**Required task:** Pictures stay out of the copy; set down each line of the listing below exactly.

**Material:**
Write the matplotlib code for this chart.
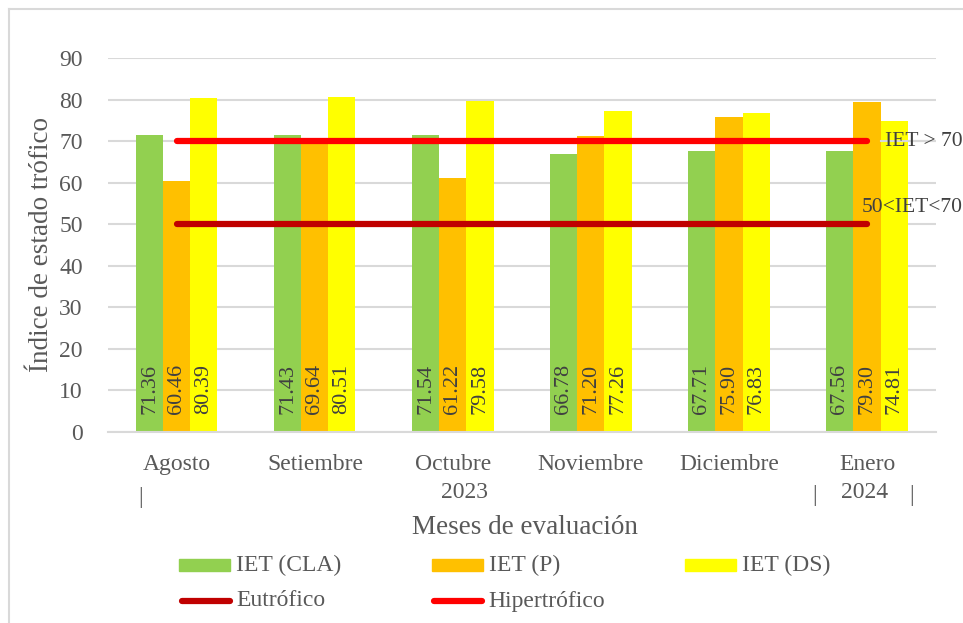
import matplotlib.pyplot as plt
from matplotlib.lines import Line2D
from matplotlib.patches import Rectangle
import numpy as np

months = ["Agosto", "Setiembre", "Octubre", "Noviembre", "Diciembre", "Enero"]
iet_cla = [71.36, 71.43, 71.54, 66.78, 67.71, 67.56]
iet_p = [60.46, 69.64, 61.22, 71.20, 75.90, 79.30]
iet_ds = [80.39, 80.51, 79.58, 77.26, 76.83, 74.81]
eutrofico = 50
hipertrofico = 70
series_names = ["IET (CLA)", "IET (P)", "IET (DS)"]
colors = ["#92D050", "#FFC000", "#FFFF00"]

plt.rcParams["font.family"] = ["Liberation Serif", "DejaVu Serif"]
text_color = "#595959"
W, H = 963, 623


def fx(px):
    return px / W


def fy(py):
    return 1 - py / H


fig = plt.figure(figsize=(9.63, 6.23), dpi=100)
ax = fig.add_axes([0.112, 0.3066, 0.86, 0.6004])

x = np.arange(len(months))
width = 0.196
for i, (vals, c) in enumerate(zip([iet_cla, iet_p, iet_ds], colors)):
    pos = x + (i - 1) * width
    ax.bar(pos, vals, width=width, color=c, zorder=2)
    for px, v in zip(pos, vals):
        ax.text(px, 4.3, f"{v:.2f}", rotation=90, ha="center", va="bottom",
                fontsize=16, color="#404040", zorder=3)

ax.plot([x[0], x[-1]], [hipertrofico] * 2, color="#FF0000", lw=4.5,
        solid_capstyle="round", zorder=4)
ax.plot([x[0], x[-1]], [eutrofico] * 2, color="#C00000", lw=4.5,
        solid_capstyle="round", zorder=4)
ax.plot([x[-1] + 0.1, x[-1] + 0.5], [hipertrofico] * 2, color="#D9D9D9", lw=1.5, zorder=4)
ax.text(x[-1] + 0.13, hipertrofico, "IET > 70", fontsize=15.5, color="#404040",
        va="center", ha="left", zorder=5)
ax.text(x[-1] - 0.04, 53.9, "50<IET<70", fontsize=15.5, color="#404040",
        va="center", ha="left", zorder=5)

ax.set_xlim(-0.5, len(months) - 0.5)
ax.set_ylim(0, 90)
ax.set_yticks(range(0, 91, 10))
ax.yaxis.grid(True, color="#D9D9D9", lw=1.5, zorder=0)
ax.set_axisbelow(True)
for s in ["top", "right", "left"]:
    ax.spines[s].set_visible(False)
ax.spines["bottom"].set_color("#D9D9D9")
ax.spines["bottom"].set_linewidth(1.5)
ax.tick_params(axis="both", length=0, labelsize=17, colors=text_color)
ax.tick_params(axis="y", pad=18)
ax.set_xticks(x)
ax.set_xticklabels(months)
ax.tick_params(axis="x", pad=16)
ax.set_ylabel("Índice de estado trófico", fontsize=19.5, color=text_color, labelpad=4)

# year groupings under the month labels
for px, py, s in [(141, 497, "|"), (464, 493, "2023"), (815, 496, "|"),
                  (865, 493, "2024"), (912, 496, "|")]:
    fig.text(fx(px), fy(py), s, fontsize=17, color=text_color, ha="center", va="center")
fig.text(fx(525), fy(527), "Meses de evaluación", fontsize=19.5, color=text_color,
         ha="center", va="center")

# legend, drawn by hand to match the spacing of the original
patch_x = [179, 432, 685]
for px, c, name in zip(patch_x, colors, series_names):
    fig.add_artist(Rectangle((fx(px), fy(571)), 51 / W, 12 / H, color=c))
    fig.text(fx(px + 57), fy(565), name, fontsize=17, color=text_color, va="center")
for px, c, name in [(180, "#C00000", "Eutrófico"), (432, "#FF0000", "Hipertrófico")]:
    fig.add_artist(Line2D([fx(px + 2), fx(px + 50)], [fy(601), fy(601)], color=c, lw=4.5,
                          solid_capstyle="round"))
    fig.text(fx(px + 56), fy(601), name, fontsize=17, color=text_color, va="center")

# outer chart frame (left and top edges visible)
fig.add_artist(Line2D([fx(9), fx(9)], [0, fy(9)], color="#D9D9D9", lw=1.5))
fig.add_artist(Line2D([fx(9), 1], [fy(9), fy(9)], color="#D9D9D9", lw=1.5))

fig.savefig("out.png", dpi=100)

**Reply:**
Write the matplotlib code for this chart.
import matplotlib.pyplot as plt
from matplotlib.lines import Line2D
from matplotlib.patches import Rectangle
import numpy as np

months = ["Agosto", "Setiembre", "Octubre", "Noviembre", "Diciembre", "Enero"]
iet_cla = [71.36, 71.43, 71.54, 66.78, 67.71, 67.56]
iet_p = [60.46, 69.64, 61.22, 71.20, 75.90, 79.30]
iet_ds = [80.39, 80.51, 79.58, 77.26, 76.83, 74.81]
eutrofico = 50
hipertrofico = 70
series_names = ["IET (CLA)", "IET (P)", "IET (DS)"]
colors = ["#92D050", "#FFC000", "#FFFF00"]

plt.rcParams["font.family"] = ["Liberation Serif", "DejaVu Serif"]
text_color = "#595959"
W, H = 963, 623


def fx(px):
    return px / W


def fy(py):
    return 1 - py / H


fig = plt.figure(figsize=(9.63, 6.23), dpi=100)
ax = fig.add_axes([0.112, 0.3066, 0.86, 0.6004])

x = np.arange(len(months))
width = 0.196
for i, (vals, c) in enumerate(zip([iet_cla, iet_p, iet_ds], colors)):
    pos = x + (i - 1) * width
    ax.bar(pos, vals, width=width, color=c, zorder=2)
    for px, v in zip(pos, vals):
        ax.text(px, 4.3, f"{v:.2f}", rotation=90, ha="center", va="bottom",
                fontsize=16, color="#404040", zorder=3)

ax.plot([x[0], x[-1]], [hipertrofico] * 2, color="#FF0000", lw=4.5,
        solid_capstyle="round", zorder=4)
ax.plot([x[0], x[-1]], [eutrofico] * 2, color="#C00000", lw=4.5,
        solid_capstyle="round", zorder=4)
ax.plot([x[-1] + 0.1, x[-1] + 0.5], [hipertrofico] * 2, color="#D9D9D9", lw=1.5, zorder=4)
ax.text(x[-1] + 0.13, hipertrofico, "IET > 70", fontsize=15.5, color="#404040",
        va="center", ha="left", zorder=5)
ax.text(x[-1] - 0.04, 53.9, "50<IET<70", fontsize=15.5, color="#404040",
        va="center", ha="left", zorder=5)

ax.set_xlim(-0.5, len(months) - 0.5)
ax.set_ylim(0, 90)
ax.set_yticks(range(0, 91, 10))
ax.yaxis.grid(True, color="#D9D9D9", lw=1.5, zorder=0)
ax.set_axisbelow(True)
for s in ["top", "right", "left"]:
    ax.spines[s].set_visible(False)
ax.spines["bottom"].set_color("#D9D9D9")
ax.spines["bottom"].set_linewidth(1.5)
ax.tick_params(axis="both", length=0, labelsize=17, colors=text_color)
ax.tick_params(axis="y", pad=18)
ax.set_xticks(x)
ax.set_xticklabels(months)
ax.tick_params(axis="x", pad=16)
ax.set_ylabel("Índice de estado trófico", fontsize=19.5, color=text_color, labelpad=4)

# year groupings under the month labels
for px, py, s in [(141, 497, "|"), (464, 493, "2023"), (815, 496, "|"),
                  (865, 493, "2024"), (912, 496, "|")]:
    fig.text(fx(px), fy(py), s, fontsize=17, color=text_color, ha="center", va="center")
fig.text(fx(525), fy(527), "Meses de evaluación", fontsize=19.5, color=text_color,
         ha="center", va="center")

# legend, drawn by hand to match the spacing of the original
patch_x = [179, 432, 685]
for px, c, name in zip(patch_x, colors, series_names):
    fig.add_artist(Rectangle((fx(px), fy(571)), 51 / W, 12 / H, color=c))
    fig.text(fx(px + 57), fy(565), name, fontsize=17, color=text_color, va="center")
for px, c, name in [(180, "#C00000", "Eutrófico"), (432, "#FF0000", "Hipertrófico")]:
    fig.add_artist(Line2D([fx(px + 2), fx(px + 50)], [fy(601), fy(601)], color=c, lw=4.5,
                          solid_capstyle="round"))
    fig.text(fx(px + 56), fy(601), name, fontsize=17, color=text_color, va="center")

# outer chart frame (left and top edges visible)
fig.add_artist(Line2D([fx(9), fx(9)], [0, fy(9)], color="#D9D9D9", lw=1.5))
fig.add_artist(Line2D([fx(9), 1], [fy(9), fy(9)], color="#D9D9D9", lw=1.5))

fig.savefig("out.png", dpi=100)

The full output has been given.